Copy the records that follow exactly as written, but not their pictures.

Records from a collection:
+===+

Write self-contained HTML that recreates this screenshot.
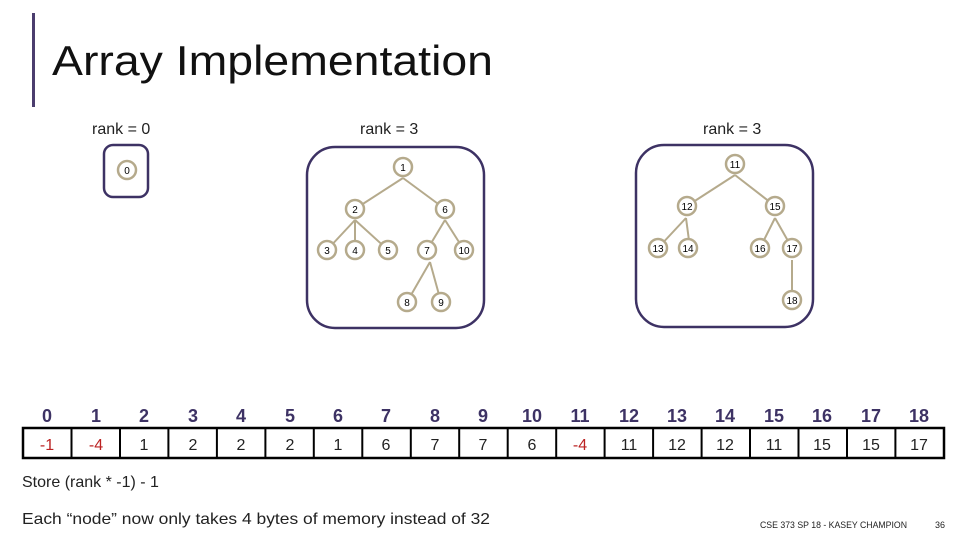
<!DOCTYPE html>
<html><head><meta charset="utf-8"><style>
html,body{margin:0;padding:0;background:#fff;}
svg{display:block;font-family:"Liberation Sans","DejaVu Sans",sans-serif;}
</style></head><body>
<svg width="960" height="540" viewBox="0 0 960 540" xmlns="http://www.w3.org/2000/svg">
<rect x="32" y="13" width="3" height="94" fill="#4b3d6e"/>
<text x="52" y="75" font-size="42" fill="#111" textLength="441" lengthAdjust="spacingAndGlyphs">Array Implementation</text>
<g font-size="16" fill="#222">
<text x="92" y="134">rank = 0</text>
<text x="360" y="134">rank = 3</text>
<text x="703" y="134">rank = 3</text>
</g>
<g fill="none" stroke="#3d3264" stroke-width="2.5">
<rect x="104" y="145" width="44" height="52" rx="9"/>
<rect x="307" y="147" width="177" height="181" rx="28"/>
<rect x="636" y="145" width="177" height="182" rx="28"/>
</g>
<g stroke="#b5aa8c" stroke-width="2">
<line x1="355" y1="209" x2="403" y2="178"/><line x1="445" y1="209" x2="403" y2="178"/>
<line x1="327" y1="250" x2="355" y2="220"/><line x1="355" y1="250" x2="355" y2="220"/><line x1="388" y1="250" x2="355" y2="220"/>
<line x1="427" y1="250" x2="445" y2="220"/><line x1="464" y1="250" x2="445" y2="220"/>
<line x1="407" y1="302" x2="430" y2="262"/><line x1="441" y1="302" x2="430" y2="262"/>
<line x1="687" y1="206" x2="735" y2="175"/><line x1="775" y1="206" x2="735" y2="175"/>
<line x1="658" y1="248" x2="686" y2="218"/><line x1="690" y1="248" x2="686" y2="218"/>
<line x1="760" y1="248" x2="775" y2="218"/><line x1="792" y1="248" x2="775" y2="218"/>
<line x1="792" y1="300" x2="792" y2="260"/>
</g>
<g fill="#fff" stroke="#b5aa8c" stroke-width="2.5">
<circle cx="127" cy="170" r="9"/>
<circle cx="403" cy="167" r="9"/><circle cx="355" cy="209" r="9"/><circle cx="445" cy="209" r="9"/>
<circle cx="327" cy="250" r="9"/><circle cx="355" cy="250" r="9"/><circle cx="388" cy="250" r="9"/>
<circle cx="427" cy="250" r="9"/><circle cx="464" cy="250" r="9"/><circle cx="407" cy="302" r="9"/><circle cx="441" cy="302" r="9"/>
<circle cx="735" cy="164" r="9"/><circle cx="687" cy="206" r="9"/><circle cx="775" cy="206" r="9"/>
<circle cx="658" cy="248" r="9"/><circle cx="688" cy="248" r="9"/><circle cx="760" cy="248" r="9"/><circle cx="792" cy="248" r="9"/><circle cx="792" cy="300" r="9"/>
</g>
<g font-size="10" fill="#000" text-anchor="middle">
<text x="127" y="174">0</text>
<text x="403" y="171">1</text><text x="355" y="213">2</text><text x="445" y="213">6</text>
<text x="327" y="254">3</text><text x="355" y="254">4</text><text x="388" y="254">5</text>
<text x="427" y="254">7</text><text x="464" y="254">10</text><text x="407" y="306">8</text><text x="441" y="306">9</text>
<text x="735" y="168">11</text><text x="687" y="210">12</text><text x="775" y="210">15</text>
<text x="658" y="252">13</text><text x="688" y="252">14</text><text x="760" y="252">16</text><text x="792" y="252">17</text><text x="792" y="304">18</text>
</g>
<g font-size="18" font-weight="bold" fill="#3d3264" text-anchor="middle">
<text x="47" y="422">0</text><text x="96" y="422">1</text><text x="144" y="422">2</text><text x="193" y="422">3</text><text x="241" y="422">4</text><text x="290" y="422">5</text><text x="338" y="422">6</text><text x="386" y="422">7</text><text x="435" y="422">8</text><text x="483" y="422">9</text><text x="532" y="422">10</text><text x="580" y="422">11</text><text x="629" y="422">12</text><text x="677" y="422">13</text><text x="725" y="422">14</text><text x="774" y="422">15</text><text x="822" y="422">16</text><text x="871" y="422">17</text><text x="919" y="422">18</text>
</g>
<rect x="23" y="428" width="921" height="30" fill="none" stroke="#000" stroke-width="2.5"/>
<g stroke="#000" stroke-width="2">
<line x1="71.5" y1="428" x2="71.5" y2="458"/><line x1="120" y1="428" x2="120" y2="458"/><line x1="168.4" y1="428" x2="168.4" y2="458"/><line x1="216.9" y1="428" x2="216.9" y2="458"/><line x1="265.4" y1="428" x2="265.4" y2="458"/><line x1="313.8" y1="428" x2="313.8" y2="458"/><line x1="362.3" y1="428" x2="362.3" y2="458"/><line x1="410.8" y1="428" x2="410.8" y2="458"/><line x1="459.2" y1="428" x2="459.2" y2="458"/><line x1="507.7" y1="428" x2="507.7" y2="458"/><line x1="556.2" y1="428" x2="556.2" y2="458"/><line x1="604.6" y1="428" x2="604.6" y2="458"/><line x1="653.1" y1="428" x2="653.1" y2="458"/><line x1="701.6" y1="428" x2="701.6" y2="458"/><line x1="750" y1="428" x2="750" y2="458"/><line x1="798.5" y1="428" x2="798.5" y2="458"/><line x1="847" y1="428" x2="847" y2="458"/><line x1="895.4" y1="428" x2="895.4" y2="458"/>
</g>
<g font-size="16" fill="#222" text-anchor="middle">
<text x="47" y="450" fill="#b22">-1</text><text x="96" y="450" fill="#b22">-4</text><text x="144" y="450">1</text><text x="193" y="450">2</text><text x="241" y="450">2</text><text x="290" y="450">2</text><text x="338" y="450">1</text><text x="386" y="450">6</text><text x="435" y="450">7</text><text x="483" y="450">7</text><text x="532" y="450">6</text><text x="580" y="450" fill="#b22">-4</text><text x="629" y="450">11</text><text x="677" y="450">12</text><text x="725" y="450">12</text><text x="774" y="450">11</text><text x="822" y="450">15</text><text x="871" y="450">15</text><text x="919" y="450">17</text>
</g>
<text x="22" y="487" font-size="16" fill="#222">Store (rank * -1) - 1</text>
<text x="22" y="524" font-size="16" fill="#222" textLength="468" lengthAdjust="spacingAndGlyphs">Each “node” now only takes 4 bytes of memory instead of 32</text>
<text x="760" y="528" font-size="9" fill="#222" textLength="147" lengthAdjust="spacingAndGlyphs">CSE 373 SP 18 - KASEY CHAMPION</text>
<text x="935" y="528" font-size="9" fill="#222">36</text>
</svg>
</body></html>
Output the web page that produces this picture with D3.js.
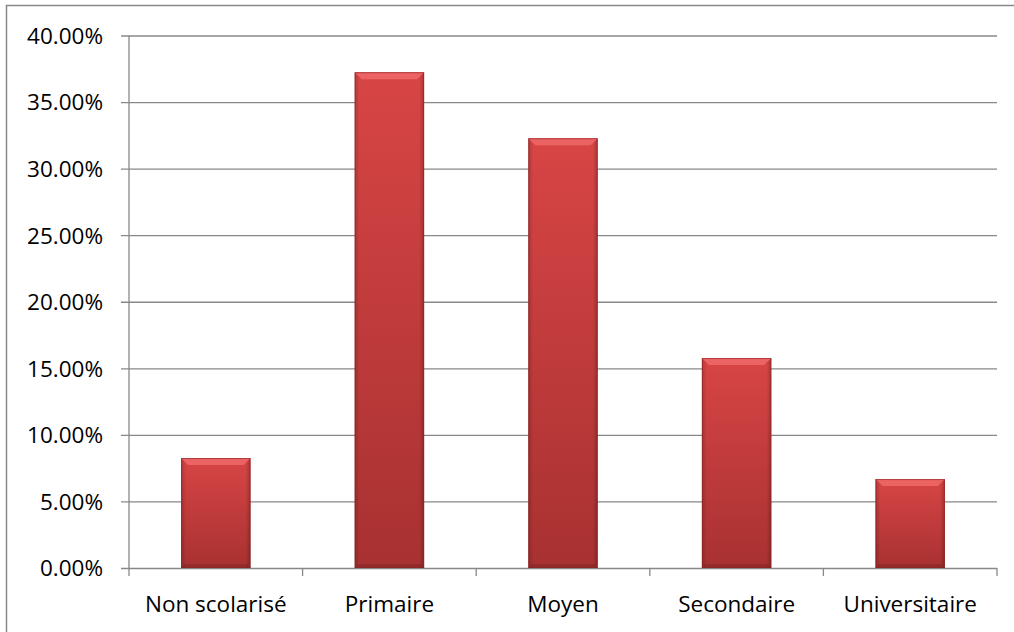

+===+

FINISHED ANSWER:
Write self-contained HTML that recreates this screenshot.
<!DOCTYPE html>
<html><head><meta charset="utf-8"><style>
html,body{margin:0;padding:0;background:#fff;}
svg{display:block;font-family:"Liberation Sans","DejaVu Sans",sans-serif;}
</style></head><body>
<svg width="960" height="540" viewBox="0 0 960 540" xmlns="http://www.w3.org/2000/svg">
<rect x="32" y="13" width="3" height="94" fill="#4b3d6e"/>
<text x="52" y="75" font-size="42" fill="#111" textLength="441" lengthAdjust="spacingAndGlyphs">Array Implementation</text>
<g font-size="16" fill="#222">
<text x="92" y="134">rank = 0</text>
<text x="360" y="134">rank = 3</text>
<text x="703" y="134">rank = 3</text>
</g>
<g fill="none" stroke="#3d3264" stroke-width="2.5">
<rect x="104" y="145" width="44" height="52" rx="9"/>
<rect x="307" y="147" width="177" height="181" rx="28"/>
<rect x="636" y="145" width="177" height="182" rx="28"/>
</g>
<g stroke="#b5aa8c" stroke-width="2">
<line x1="355" y1="209" x2="403" y2="178"/><line x1="445" y1="209" x2="403" y2="178"/>
<line x1="327" y1="250" x2="355" y2="220"/><line x1="355" y1="250" x2="355" y2="220"/><line x1="388" y1="250" x2="355" y2="220"/>
<line x1="427" y1="250" x2="445" y2="220"/><line x1="464" y1="250" x2="445" y2="220"/>
<line x1="407" y1="302" x2="430" y2="262"/><line x1="441" y1="302" x2="430" y2="262"/>
<line x1="687" y1="206" x2="735" y2="175"/><line x1="775" y1="206" x2="735" y2="175"/>
<line x1="658" y1="248" x2="686" y2="218"/><line x1="690" y1="248" x2="686" y2="218"/>
<line x1="760" y1="248" x2="775" y2="218"/><line x1="792" y1="248" x2="775" y2="218"/>
<line x1="792" y1="300" x2="792" y2="260"/>
</g>
<g fill="#fff" stroke="#b5aa8c" stroke-width="2.5">
<circle cx="127" cy="170" r="9"/>
<circle cx="403" cy="167" r="9"/><circle cx="355" cy="209" r="9"/><circle cx="445" cy="209" r="9"/>
<circle cx="327" cy="250" r="9"/><circle cx="355" cy="250" r="9"/><circle cx="388" cy="250" r="9"/>
<circle cx="427" cy="250" r="9"/><circle cx="464" cy="250" r="9"/><circle cx="407" cy="302" r="9"/><circle cx="441" cy="302" r="9"/>
<circle cx="735" cy="164" r="9"/><circle cx="687" cy="206" r="9"/><circle cx="775" cy="206" r="9"/>
<circle cx="658" cy="248" r="9"/><circle cx="688" cy="248" r="9"/><circle cx="760" cy="248" r="9"/><circle cx="792" cy="248" r="9"/><circle cx="792" cy="300" r="9"/>
</g>
<g font-size="10" fill="#000" text-anchor="middle">
<text x="127" y="174">0</text>
<text x="403" y="171">1</text><text x="355" y="213">2</text><text x="445" y="213">6</text>
<text x="327" y="254">3</text><text x="355" y="254">4</text><text x="388" y="254">5</text>
<text x="427" y="254">7</text><text x="464" y="254">10</text><text x="407" y="306">8</text><text x="441" y="306">9</text>
<text x="735" y="168">11</text><text x="687" y="210">12</text><text x="775" y="210">15</text>
<text x="658" y="252">13</text><text x="688" y="252">14</text><text x="760" y="252">16</text><text x="792" y="252">17</text><text x="792" y="304">18</text>
</g>
<g font-size="18" font-weight="bold" fill="#3d3264" text-anchor="middle">
<text x="47" y="422">0</text><text x="96" y="422">1</text><text x="144" y="422">2</text><text x="193" y="422">3</text><text x="241" y="422">4</text><text x="290" y="422">5</text><text x="338" y="422">6</text><text x="386" y="422">7</text><text x="435" y="422">8</text><text x="483" y="422">9</text><text x="532" y="422">10</text><text x="580" y="422">11</text><text x="629" y="422">12</text><text x="677" y="422">13</text><text x="725" y="422">14</text><text x="774" y="422">15</text><text x="822" y="422">16</text><text x="871" y="422">17</text><text x="919" y="422">18</text>
</g>
<rect x="23" y="428" width="921" height="30" fill="none" stroke="#000" stroke-width="2.5"/>
<g stroke="#000" stroke-width="2">
<line x1="71.5" y1="428" x2="71.5" y2="458"/><line x1="120" y1="428" x2="120" y2="458"/><line x1="168.4" y1="428" x2="168.4" y2="458"/><line x1="216.9" y1="428" x2="216.9" y2="458"/><line x1="265.4" y1="428" x2="265.4" y2="458"/><line x1="313.8" y1="428" x2="313.8" y2="458"/><line x1="362.3" y1="428" x2="362.3" y2="458"/><line x1="410.8" y1="428" x2="410.8" y2="458"/><line x1="459.2" y1="428" x2="459.2" y2="458"/><line x1="507.7" y1="428" x2="507.7" y2="458"/><line x1="556.2" y1="428" x2="556.2" y2="458"/><line x1="604.6" y1="428" x2="604.6" y2="458"/><line x1="653.1" y1="428" x2="653.1" y2="458"/><line x1="701.6" y1="428" x2="701.6" y2="458"/><line x1="750" y1="428" x2="750" y2="458"/><line x1="798.5" y1="428" x2="798.5" y2="458"/><line x1="847" y1="428" x2="847" y2="458"/><line x1="895.4" y1="428" x2="895.4" y2="458"/>
</g>
<g font-size="16" fill="#222" text-anchor="middle">
<text x="47" y="450" fill="#b22">-1</text><text x="96" y="450" fill="#b22">-4</text><text x="144" y="450">1</text><text x="193" y="450">2</text><text x="241" y="450">2</text><text x="290" y="450">2</text><text x="338" y="450">1</text><text x="386" y="450">6</text><text x="435" y="450">7</text><text x="483" y="450">7</text><text x="532" y="450">6</text><text x="580" y="450" fill="#b22">-4</text><text x="629" y="450">11</text><text x="677" y="450">12</text><text x="725" y="450">12</text><text x="774" y="450">11</text><text x="822" y="450">15</text><text x="871" y="450">15</text><text x="919" y="450">17</text>
</g>
<text x="22" y="487" font-size="16" fill="#222">Store (rank * -1) - 1</text>
<text x="22" y="524" font-size="16" fill="#222" textLength="468" lengthAdjust="spacingAndGlyphs">Each “node” now only takes 4 bytes of memory instead of 32</text>
<text x="760" y="528" font-size="9" fill="#222" textLength="147" lengthAdjust="spacingAndGlyphs">CSE 373 SP 18 - KASEY CHAMPION</text>
<text x="935" y="528" font-size="9" fill="#222">36</text>
</svg>
</body></html>
Output the web page that produces this picture with D3.js.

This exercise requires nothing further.